The Princes Islands have evolved from a place of exile during the Byzantine era to a popular destination for tourists and Istanbulites alike looking for an escape from the hectic city. Each island has its own unique character and attractions, from the beautiful beaches of Büyükada to the secluded serenity of Heybeliada. On Büyükada, you’ll find grand old mansions, secret swimming coves, and colorful local markets, with one of the main attractions being the historic Greek Orthodox Monastery of St. George dating back to the 6th century. A walk up to Büyükada’s highest peak, Yücetepe, gives you incredible views all the way to Istanbul, far away on the horizon.

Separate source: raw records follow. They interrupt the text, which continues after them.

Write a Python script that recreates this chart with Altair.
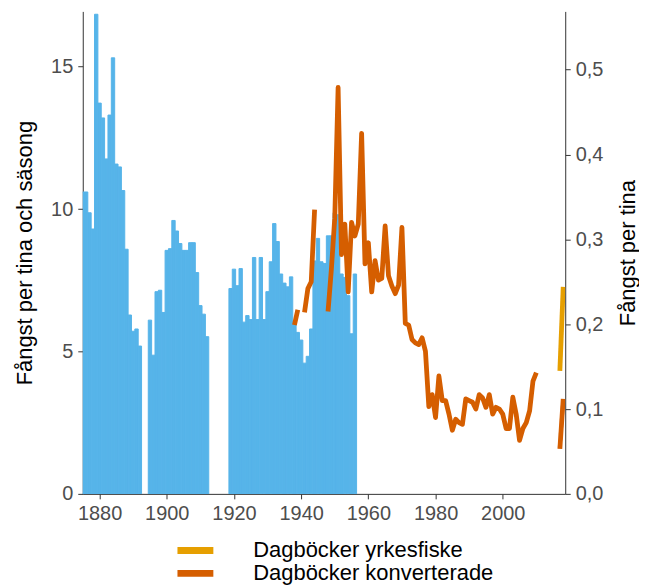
import altair as alt
import pandas as pd

# ---- data ----
bar_years = list(range(1875, 1893)) + list(range(1895, 1913)) + list(range(1919, 1957))
bar_values = [
    10.6, 10.6, 9.87, 9.3, 16.84, 13.72, 13.2, 11.76, 13.3, 15.31, 11.58, 11.48,
    10.65, 8.59, 6.28, 5.71, 5.79, 5.19,
    6.1, 4.87, 7.1, 7.15, 6.37, 8.55, 8.61, 9.6, 9.23, 8.79, 8.55, 8.55, 8.82,
    8.82, 7.77, 6.61, 6.31, 5.52,
    7.21, 7.89, 7.31, 7.91, 6.03, 6.26, 6.12, 8.3, 6.12, 8.3, 6.12, 7.1, 8.15,
    9.49, 8.86, 7.72, 7.4, 7.27, 7.62, 6.05, 5.67, 5.4, 4.59, 4.83, 5.79, 8.18,
    8.97, 8.15, 8.09, 9.06, 9.06, 9.87, 9.8, 7.72, 7.6, 6.96, 5.62, 7.72,
]

konv_years = [1938, 1939, 1941, 1942, 1943, 1944] + list(range(1948, 2011)) + [2017, 2018]
konv_values = [
    0.199, 0.217, 0.214, 0.242, 0.25, 0.335,
    0.215, 0.265, 0.325, 0.479, 0.282, 0.318, 0.238, 0.32, 0.304, 0.318, 0.425,
    0.271, 0.296, 0.238, 0.275, 0.252, 0.254, 0.316, 0.257, 0.245, 0.236, 0.246,
    0.314, 0.201, 0.199, 0.182, 0.178, 0.176, 0.184, 0.168, 0.103, 0.117, 0.090,
    0.139, 0.110, 0.110, 0.094, 0.075, 0.088, 0.084, 0.082, 0.112, 0.110, 0.108,
    0.100, 0.117, 0.113, 0.102, 0.117, 0.094, 0.102, 0.100, 0.094, 0.077, 0.077,
    0.114, 0.094, 0.063, 0.077, 0.084, 0.098, 0.133, 0.143,
    0.053, 0.112,
]

yrke_years = [2017, 2018]
yrke_values = [0.145, 0.244]

series_names = ["Dagböcker yrkesfiske", "Dagböcker konverterade"]
series_colors = ["#E69F00", "#D55E00"]
x_ticks = [1880, 1900, 1920, 1940, 1960, 1980, 2000]
left_ticks = [0, 5, 10, 15]
right_ticks = [0.0, 0.1, 0.2, 0.3, 0.4, 0.5]


def segment_ids(years, start):
    seg, out, prev = start, [], None
    for y in years:
        if prev is not None and y - prev > 1:
            seg += 1
        out.append(seg)
        prev = y
    return out


bars_df = pd.DataFrame({"year": bar_years, "value": bar_values})
lines_df = pd.concat([
    pd.DataFrame({"year": konv_years, "value": konv_values,
                  "source": series_names[1], "seg": segment_ids(konv_years, 0)}),
    pd.DataFrame({"year": yrke_years, "value": yrke_values,
                  "source": series_names[0], "seg": segment_ids(yrke_years, 100)}),
], ignore_index=True)

FONT = "Liberation Sans"
xscale = alt.Scale(domain=[1875, 2018.6], nice=False, zero=False)

bars = alt.Chart(bars_df).transform_calculate(
    x0="datum.year - 0.5", x1="datum.year + 0.5"
).mark_bar(color="#56B4E9", stroke="#56B4E9", strokeWidth=1, clip=True).encode(
    x=alt.X("x0:Q", scale=xscale,
            axis=alt.Axis(values=x_ticks, format="d", title=None, labelFlush=False)),
    x2="x1:Q",
    y=alt.Y("value:Q", scale=alt.Scale(domain=[0, 16.94], nice=False),
            axis=alt.Axis(values=left_ticks, orient="left", labelFlush=False,
                          title="Fångst per tina och säsong", titlePadding=14)),
    y2=alt.datum(0),
)

lines = alt.Chart(lines_df).mark_line(strokeWidth=4.8, strokeJoin="round", clip=True).encode(
    x=alt.X("year:Q", scale=xscale),
    y=alt.Y("value:Q", scale=alt.Scale(domain=[0, 0.5687], nice=False),
            axis=alt.Axis(values=right_ticks, orient="right", labelFlush=False,
                          labelExpr="replace(format(datum.value, '.1f'), '.', ',')",
                          title="Fångst per tina", titleAngle=270, titleBaseline="top",
                          titlePadding=15)),
    color=alt.Color("source:N",
                    scale=alt.Scale(domain=series_names, range=series_colors),
                    legend=alt.Legend(title=None, orient="none", legendX=95, legendY=530,
                                      direction="vertical", symbolType="M-5,0H5",
                                      symbolSize=100, symbolStrokeWidth=7,
                                      labelOffset=54, labelFontSize=22, labelLimit=0,
                                      labelColor="black", labelFont=FONT,
                                      clipHeight=21.5, rowPadding=0)),
    detail="seg:N",
)

chart = alt.layer(bars, lines).resolve_scale(y="independent").properties(
    width=484, height=484,
    padding={"left": 5, "top": 2.5, "right": 0, "bottom": 0},
).configure_view(stroke=None).configure_axis(
    grid=False, domainColor="#333333", tickColor="#333333", tickSize=5,
    labelColor="#4D4D4D", labelFontSize=20, labelFont=FONT, labelPadding=5,
    titleColor="black", titleFontSize=22, titleFont=FONT, titleFontWeight="normal",
)

chart.save("out.html", embed_options={"renderer": "svg", "actions": False})
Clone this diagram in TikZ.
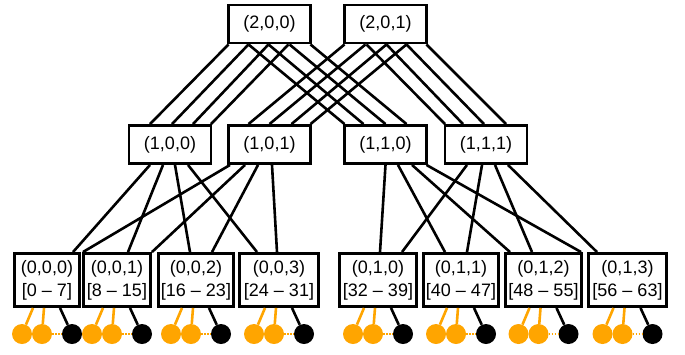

Pro Tip: Both regular ferries (operated by Şehir Hatları) and “sea busses” (fast ferries operated by IDO) will get you to the Princes’ Islands. The sea buses are the fastest option but operate at irregular times and focus on locals commuting to and from work, stopping at all the islands, and taking around 55 minutes. The regular ferries are slower (can take up to 100 minutes) but cheaper and depart more frequently. Make sure you catch one of the first ferries of the day to beat the local crowds, and on arrival, check when the last ferry departs back to Istanbul. Alternatively, join a day tour with lunch from Istanbul.

I hope I’ve whet your appetite to explore some of the special places and experiences that Europe has to offer. Happy traveling!